A plausible implication is that contrastive consistency principles, when encoded at multiple task levels and supported by theoretical convergence, provide a robust scaffold for learning representations that generalize across augmentations, domains, and modalities.
6. Applications, Empirical Impact, and Limitations
Empirical evaluations consistently demonstrate that contrastive consistency yields strong improvements in robustness, transfer, and interpretability:
- Semi-supervised segmentation: Region-level and prototype-based consistency frameworks outperform pixel-level and uncertainty-based baselines by 2–10 Dice points in low-label regimes (Zhang et al., 2022, Assefa et al., 6 Apr 2025, He et al., 10 Feb 2025).
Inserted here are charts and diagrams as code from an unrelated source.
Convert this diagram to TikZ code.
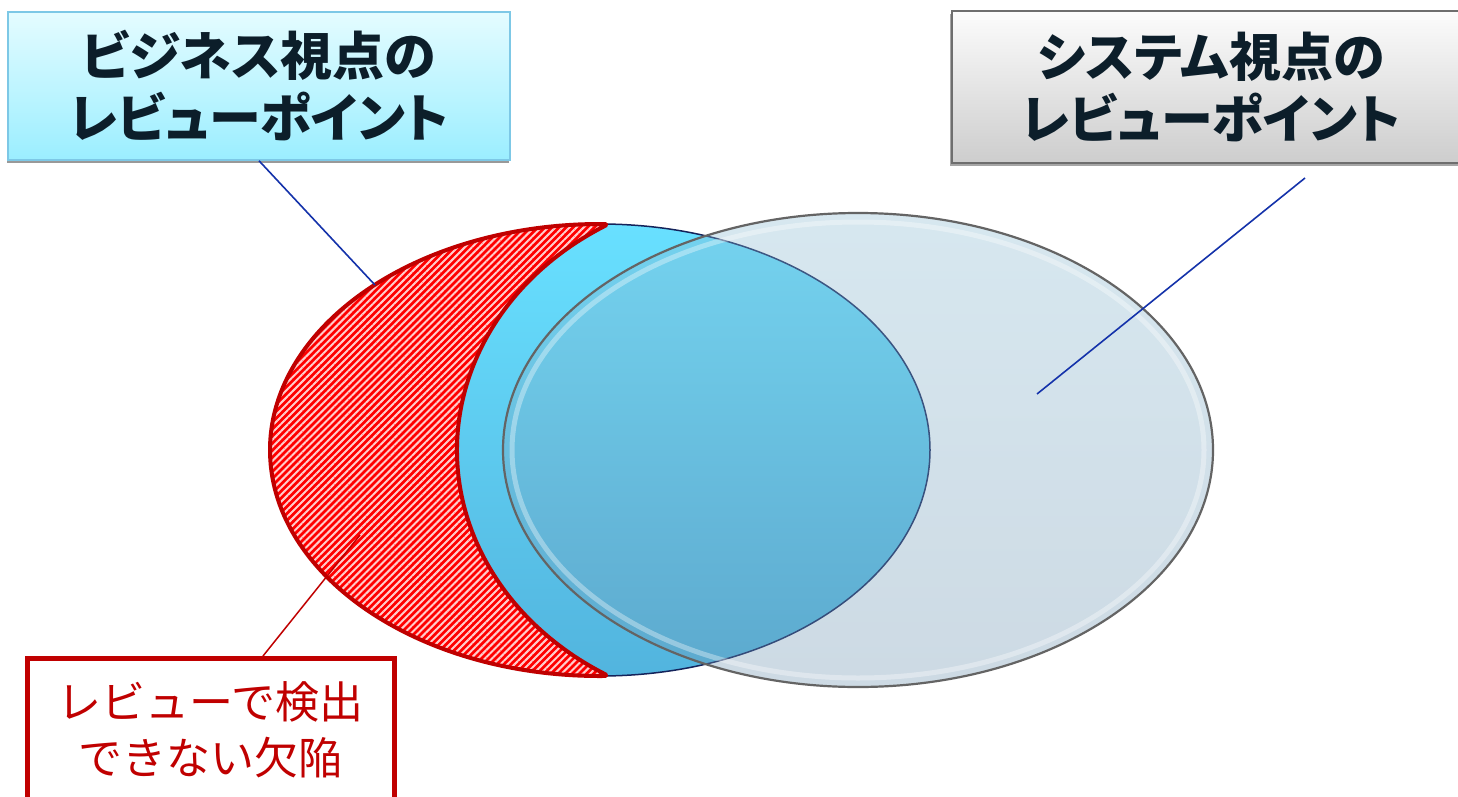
\documentclass[tikz,border=0pt]{standalone}
\usepackage{fontspec}
\newfontfamily\jp[RawFeature=+palt]{Noto Sans CJK JP}
\newfontfamily\jpn{Noto Sans CJK JP}
\usetikzlibrary{patterns.meta,shadows}
\definecolor{titletext}{RGB}{12,30,42}
\definecolor{bizTop}{RGB}{228,252,255}
\definecolor{bizBot}{RGB}{155,238,255}
\definecolor{bizBorder}{RGB}{125,200,230}
\definecolor{sysTop}{RGB}{252,252,252}
\definecolor{sysBot}{RGB}{205,205,205}
\definecolor{sysBorder}{RGB}{110,110,110}
\definecolor{blueTop}{RGB}{104,224,255}
\definecolor{blueBot}{RGB}{82,180,222}
\definecolor{navyEdge}{RGB}{20,35,90}
\definecolor{defectRed}{RGB}{192,0,0}
\definecolor{hatchRed}{RGB}{255,0,0}
\definecolor{hatchLight}{RGB}{255,205,205}
\definecolor{sysEllTop}{RGB}{141,189,212}
\definecolor{sysEllBot}{RGB}{112,149,178}
\definecolor{ellEdge}{RGB}{100,100,100}
\definecolor{leaderBlue}{RGB}{20,50,170}
\def\crescentpath{([shift={(600,450)}]89:330 and 226) arc[start angle=89,end angle=271,x radius=330,y radius=226] -- ([shift={(757,450)}]239.8:300 and 260) arc[start angle=239.8,end angle=120.2,x radius=300,y radius=260] -- cycle}
\begin{document}
\begin{tikzpicture}[x=1pt,y=-1pt,
  titlefont/.style={font=\jp\bfseries\fontsize{52}{62}\selectfont, text=titletext, align=center},
  bizbox/.style={titlefont, draw=bizBorder, line width=1.5pt, top color=bizTop, bottom color=bizBot,
    minimum width=502pt, minimum height=148pt, inner sep=0pt,
    drop shadow={shadow xshift=-1pt, shadow yshift=-3pt, fill=black!40, opacity=1}},
  sysbox/.style={titlefont, draw=sysBorder, line width=2pt, top color=sysTop, bottom color=sysBot,
    minimum width=518pt, minimum height=152pt, inner sep=0pt,
    drop shadow={shadow xshift=-2pt, shadow yshift=-3pt, fill=black!35, opacity=1}},
  defectbox/.style={draw=defectRed, line width=5pt, fill=white, text=defectRed, align=center,
    font=\jpn\fontsize{44}{56}\selectfont, minimum width=367pt, minimum height=144pt, inner sep=0pt},
  leader/.style={leaderBlue, line width=1.6pt},
  redleader/.style={defectRed, line width=1.5pt}]
\useasboundingbox (0,0) rectangle (1458,797);
\clip (0,0) rectangle (1458,797);
\fill[white] (0,0) rectangle (1458,797);

% left (business) ellipse
\path[top color=blueTop, bottom color=blueBot] (600,450) ellipse [x radius=330, y radius=226];
\draw[navyEdge, line width=1.5pt] (600,450) ellipse [x radius=330, y radius=226];

% red hatched crescent
\path[fill=hatchRed] \crescentpath;
\path[pattern={Lines[angle=45,distance=5pt,line width=2pt]}, pattern color=hatchLight] \crescentpath;
\draw[defectRed, line width=4pt, line join=round] \crescentpath;

% right (system) ellipse
\path[top color=sysEllTop, bottom color=sysEllBot, fill opacity=0.35] (858,450) ellipse [x radius=355, y radius=237];
\draw[white, opacity=0.35, line width=5pt] (858,450) ellipse [x radius=346, y radius=228];
\draw[ellEdge, line width=2.2pt] (858,450) ellipse [x radius=355, y radius=237];

% boxes
\node[bizbox] (biz) at (259,86) {ビジネス視点の\\レビューポイント};
\node[sysbox] (sys) at (1211,87) {システム視点の\\レビューポイント};
\node[defectbox] (defect) at (210.5,730) {レビューで検出\\できない欠陥};

% leaders
\coordinate (bizend) at (375,285);
\coordinate (sysstart) at (1305,178);
\coordinate (sysend) at (1037,394);
\coordinate (defstart) at (263,656);
\coordinate (defend) at (360,535);
\draw[leader] (biz.south) -- (bizend);
\draw[leader] (sysstart) -- (sysend);
\draw[redleader] (defstart) -- (defend);
\end{tikzpicture}
\end{document}
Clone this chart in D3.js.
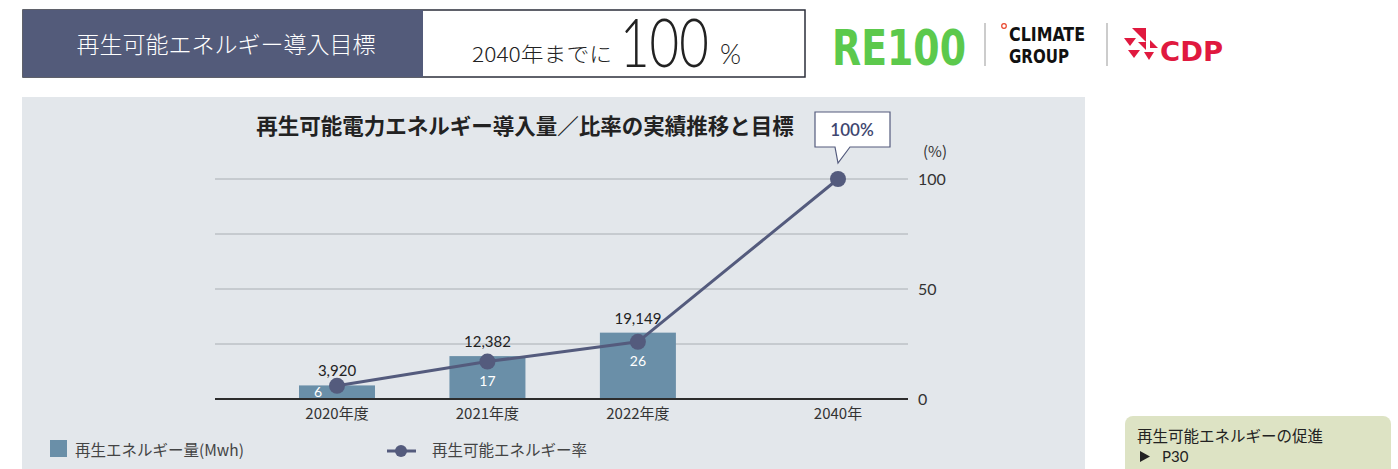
<!DOCTYPE html>
<html>
<head>
<meta charset="utf-8">
<script src="https://cdn.jsdelivr.net/npm/d3@7"></script>
<style>
  body { margin: 0; background: #fff; }
  svg text { font-family: "Noto Sans CJK JP", "Noto Sans", sans-serif; }
</style>
</head>
<body>
<div id="chart"></div>
<script>
// data
const years = ["2020年度", "2021年度", "2022年度", "2040年"];
const slots = [0, 1, 2, 3.33];                 // 2040 sits after a gap
const energy = [3920, 12382, 19149, null];     // MWh
const energyLabels = ["3,920", "12,382", "19,149", null];
const rate = [6, 17, 26, 100];                 // %
const rateTicks = [0, 50, 100];
const gridTicks = [25, 50, 75, 100];

const W = 1398, H = 469;
const svg = d3.select("#chart").append("svg")
    .attr("width", W).attr("height", H);

svg.append("rect").attr("width", W).attr("height", H).attr("fill", "#fff");

// ---- top banner
const banner = svg.append("g");
banner.append("rect").attr("x", 23).attr("y", 10).attr("width", 782).attr("height", 67)
    .attr("fill", "#fff").attr("stroke", "#2b2e3a").attr("stroke-width", 1.5);
banner.append("rect").attr("x", 23).attr("y", 10).attr("width", 400).attr("height", 67)
    .attr("fill", "#535b7a");
banner.append("text").attr("x", 226).attr("y", 53)
    .attr("text-anchor", "middle").attr("fill", "#fff")
    .style("font-size", "23px").style("font-weight", 300)
    .text("再生可能エネルギー導入目標");
banner.append("text").attr("x", 472).attr("y", 62).attr("fill", "#222")
    .attr("textLength", 140).attr("lengthAdjust", "spacingAndGlyphs")
    .style("font-size", "20px").style("font-weight", 300).text("2040年までに");
// tall, narrow "100": smaller font stretched vertically
banner.append("text").attr("transform", "translate(620,67) scale(1,1.3)").attr("fill", "#222")
    .style("font-family", "Lato, sans-serif").style("font-weight", 300)
    .style("font-size", "51px").text("100");
banner.append("text").attr("x", 720).attr("y", 64).attr("fill", "#222")
    .style("font-family", "Lato, sans-serif").style("font-weight", 300)
    .style("font-size", "27px").text("%");

// ---- logos
const logos = svg.append("g");
logos.append("text").attr("x", 832).attr("y", 65)
    .attr("fill", "#5cc94c").attr("textLength", 134).attr("lengthAdjust", "spacingAndGlyphs")
    .style("font-family", "'DejaVu Sans Condensed', 'Liberation Sans Narrow', sans-serif")
    .style("font-weight", "bold").style("font-size", "50px").text("RE100");
[985, 1107].forEach(x => logos.append("line").attr("x1", x).attr("x2", x)
    .attr("y1", 23).attr("y2", 66).attr("stroke", "#bbb").attr("stroke-width", 1.5));
logos.append("circle").attr("cx", 1004).attr("cy", 26).attr("r", 2.3)
    .attr("fill", "none").attr("stroke", "#e8452c").attr("stroke-width", 1.2);
[["CLIMATE", 1009, 41, 76], ["GROUP", 1009, 63, 60]].forEach(([t, x, y, w]) =>
    logos.append("text").attr("transform", `translate(${x},${y}) scale(1,1.35)`)
        .attr("fill", "#111")
        .attr("textLength", w).attr("lengthAdjust", "spacingAndGlyphs")
        .style("font-family", "'DejaVu Sans Condensed', sans-serif")
        .style("font-weight", "bold").style("font-size", "15px").text(t));
const cdp = logos.append("g").attr("transform", "translate(1124,28)").attr("fill", "#e0193f");
[
  "M8,0 L22,0 L22,14 Z", "M0,10 L12,10 L6,18 Z", "M14,14 L22,14 L22,22 Z",
  "M4,22 L16,22 L10,30 Z", "M20,24 L30,24 L25,32 Z", "M26,12 L34,20 L26,20 Z"
].forEach(p => cdp.append("path").attr("d", p));
logos.append("text").attr("x", 1160).attr("y", 61).attr("fill", "#e0193f")
    .style("font-family", "'DejaVu Sans', sans-serif").style("font-weight", "bold")
    .style("font-size", "27px").attr("textLength", 63).attr("lengthAdjust", "spacingAndGlyphs")
    .text("CDP");

// ---- chart panel
svg.append("rect").attr("x", 22).attr("y", 97).attr("width", 1063).attr("height", 380)
    .attr("fill", "#e3e7eb");

svg.append("text").attr("x", 525).attr("y", 134).attr("text-anchor", "middle")
    .attr("fill", "#222").style("font-size", "21.5px").style("font-weight", "bold")
    .text("再生可能電力エネルギー導入量／比率の実績推移と目標");

const plotL = 215, plotR = 908, plotTop = 179, base = 399;

const x = d3.scaleLinear().domain([0, 3.33]).range([337, 838]);
const yRate = d3.scaleLinear().domain([0, 100]).range([base, plotTop]);
const yEnergy = d3.scaleLinear().domain([0, 63500]).range([base, plotTop]);

// grid
svg.append("g").selectAll("line").data(gridTicks).join("line")
    .attr("x1", plotL).attr("x2", plotR)
    .attr("y1", d => yRate(d)).attr("y2", d => yRate(d))
    .attr("stroke", "#a9aeb3").attr("stroke-width", 1);

// right axis
const axisR = svg.append("g").attr("transform", `translate(${plotR},0)`)
    .call(d3.axisRight(yRate).tickValues(rateTicks).tickSize(0).tickPadding(10));
axisR.select(".domain").remove();
axisR.selectAll("text").attr("fill", "#333").style("font-size", "16px")
    .style("font-family", "Lato, sans-serif");
svg.append("text").attr("x", 935).attr("y", 157).attr("text-anchor", "middle")
    .attr("fill", "#333").style("font-size", "15px").text("(%)");

// bars
const barData = years.map((y, i) => ({ year: y, slot: slots[i], v: energy[i], lab: energyLabels[i], r: rate[i] }));
const bars = barData.filter(d => d.v != null);
svg.append("g").selectAll("rect").data(bars).join("rect")
    .attr("x", d => x(d.slot) - 38).attr("width", 76)
    .attr("y", d => yEnergy(d.v)).attr("height", d => base - yEnergy(d.v))
    .attr("fill", "#6a8fa8");

svg.append("g").selectAll("text").data(bars).join("text")
    .attr("x", d => x(d.slot)).attr("y", d => yEnergy(d.v) - 9)
    .attr("text-anchor", "middle").attr("fill", "#222")
    .style("font-size", "15px").style("font-family", "Lato, sans-serif")
    .text(d => d.lab);

// baseline
svg.append("line").attr("x1", plotL).attr("x2", plotR).attr("y1", base).attr("y2", base)
    .attr("stroke", "#2d2d2d").attr("stroke-width", 2);

// x labels
svg.append("g").selectAll("text").data(barData).join("text")
    .attr("x", d => x(d.slot)).attr("y", 419).attr("text-anchor", "middle")
    .attr("fill", "#333").style("font-size", "15px").text(d => d.year);

// rate line
const line = d3.line().x(d => x(d.slot)).y(d => yRate(d.r));
svg.append("path").datum(barData).attr("d", line)
    .attr("fill", "none").attr("stroke", "#545b7d").attr("stroke-width", 3);
svg.append("g").selectAll("circle").data(barData).join("circle")
    .attr("cx", d => x(d.slot)).attr("cy", d => yRate(d.r)).attr("r", 8)
    .attr("fill", "#545b7d");

// rate labels inside bars
svg.append("g").selectAll("text").data(bars).join("text")
    .attr("x", (d, i) => i === 0 ? x(d.slot) - 19 : x(d.slot))
    .attr("y", (d, i) => i === 0 ? 397 : yRate(d.r) + 24)
    .attr("text-anchor", "middle").attr("fill", "#fff")
    .style("font-size", "14px").style("font-family", "Lato, sans-serif")
    .text(d => d.r);

// callout for 2040 target
const last = barData[barData.length - 1];
const cx = x(last.slot);
const call = svg.append("g");
call.append("path")
    .attr("d", `M${cx - 23},112 H${cx + 52} V147 H${cx + 12} L${cx},163 L${cx - 3},147 H${cx - 23} Z`)
    .attr("fill", "#fff").attr("stroke", "#545b7d").attr("stroke-width", 1.2);
call.append("text").attr("x", cx + 14).attr("y", 136).attr("text-anchor", "middle")
    .attr("fill", "#3f4770").style("font-size", "17px").style("font-family", "Lato, sans-serif")
    .style("font-weight", 600).text(last.r + "%");

// legend
svg.append("rect").attr("x", 50).attr("y", 440).attr("width", 17).attr("height", 17).attr("fill", "#6a8fa8");
svg.append("text").attr("x", 75).attr("y", 456).attr("fill", "#444")
    .style("font-size", "15.5px").text("再生エネルギー量(Mwh)");
svg.append("line").attr("x1", 387).attr("x2", 416).attr("y1", 451).attr("y2", 451)
    .attr("stroke", "#545b7d").attr("stroke-width", 3);
svg.append("circle").attr("cx", 401).attr("cy", 451).attr("r", 6).attr("fill", "#545b7d");
svg.append("text").attr("x", 432).attr("y", 456).attr("fill", "#444")
    .style("font-size", "15.5px").text("再生可能エネルギー率");

// link box
svg.append("rect").attr("x", 1125).attr("y", 416).attr("width", 266).attr("height", 70)
    .attr("rx", 8).attr("fill", "#dde3c4");
svg.append("text").attr("x", 1137).attr("y", 442).attr("fill", "#222")
    .style("font-size", "15.5px").text("再生可能エネルギーの促進");
svg.append("path").attr("d", "M1140,451 L1150,456.5 L1140,462 Z").attr("fill", "#222");
svg.append("text").attr("x", 1162).attr("y", 462).attr("fill", "#222")
    .style("font-size", "15px").style("font-family", "Lato, sans-serif").text("P30");
</script>
</body>
</html>
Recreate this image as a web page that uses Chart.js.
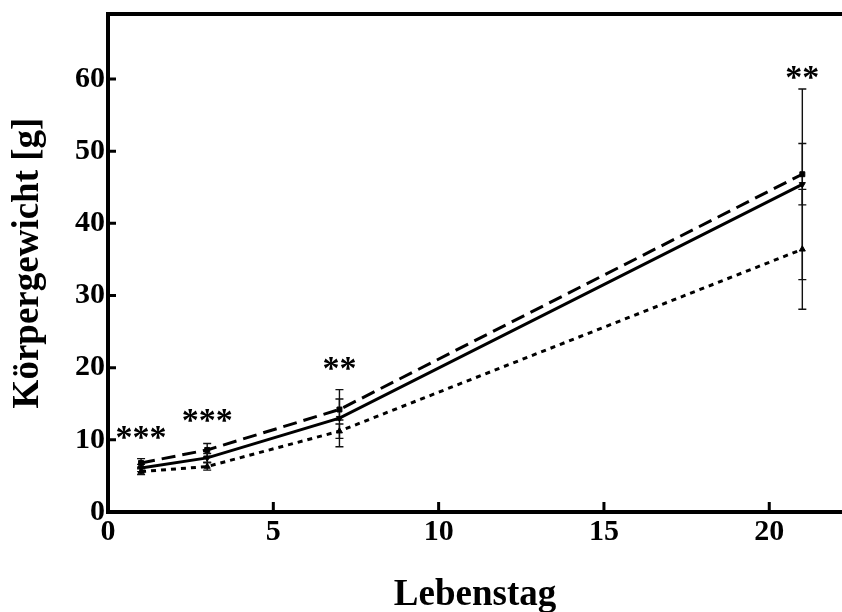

- Few-shot and transfer learning: Dual contrastive consistency achieves +5–9% accuracy over SOTA few-shot text classification baselines (Sun et al., 2022). CoCor achieves +4 mAP over leading contrastive methods in VOC07 image classification (Wang et al., 2023).
- Open-domain QA and retrieval: Query-side contrastive loss closes the gap in robust performance on minimally-edited questions, improving MRR and Recall@1 without sacrificing standard accuracy (Zhang et al., 2023). 1-to-K contrastive learning sets new SOTA in cross-lingual cross-modal IR, reducing MRV by nearly 40% (Nie et al., 26 Jun 2024).
- Model explanations: Contrastive consistency on Grad-CAM heatmaps raises content heatmap overlap with human annotations from 55% to 72% and improves fine-grained and low-data classification (Pillai et al., 2021).
- Recommender systems and graphs: Meta-path consistency/discrepancy loss enables scalable tripartite recommendations, optimizing embeddings through infinite-layer GCN theory (Guo et al., 6 Jul 2024).
- Domain adaptation: Regional contrastive consistency yields +5–6% mIoU gains for semantic segmentation under strong environmental shifts (Zhou et al., 2021).
Limitations include increased computational overhead (extra passes, memory bank), sensitivity to the quality of pseudo-labels or prototypes, and dependence on the granularity of the chosen consistency metric. Some methods require non-trivial engineering, e.g., bi-level optimization for augmentation networks or careful scheduling of loss ramps.
7. Broader Implications and Future Directions
Contrastive consistency is increasingly central to advances in robustness, fairness, explainability, and transfer learning. Its synthesis of contrastive principles and consistency regularization challenges models to maintain stable semantics across minimal interventions, diverse views, or domains. Future directions include automating the construction of contrast sets and prototypes, extending explanation-level regularization to richer interpretability methodologies, theoretically refining convergence rates and manifold assumptions, and deploying multi-scale or hierarchical consistency for even more structured domains (e.g., multi-relational graphs or spatio-temporal processes). Expanding theoretical results to generalized optimization landscapes and investigating the trade-offs between global and local consistency indices remains an open challenge, with implications for both practical model evaluation and foundational representation learning theory.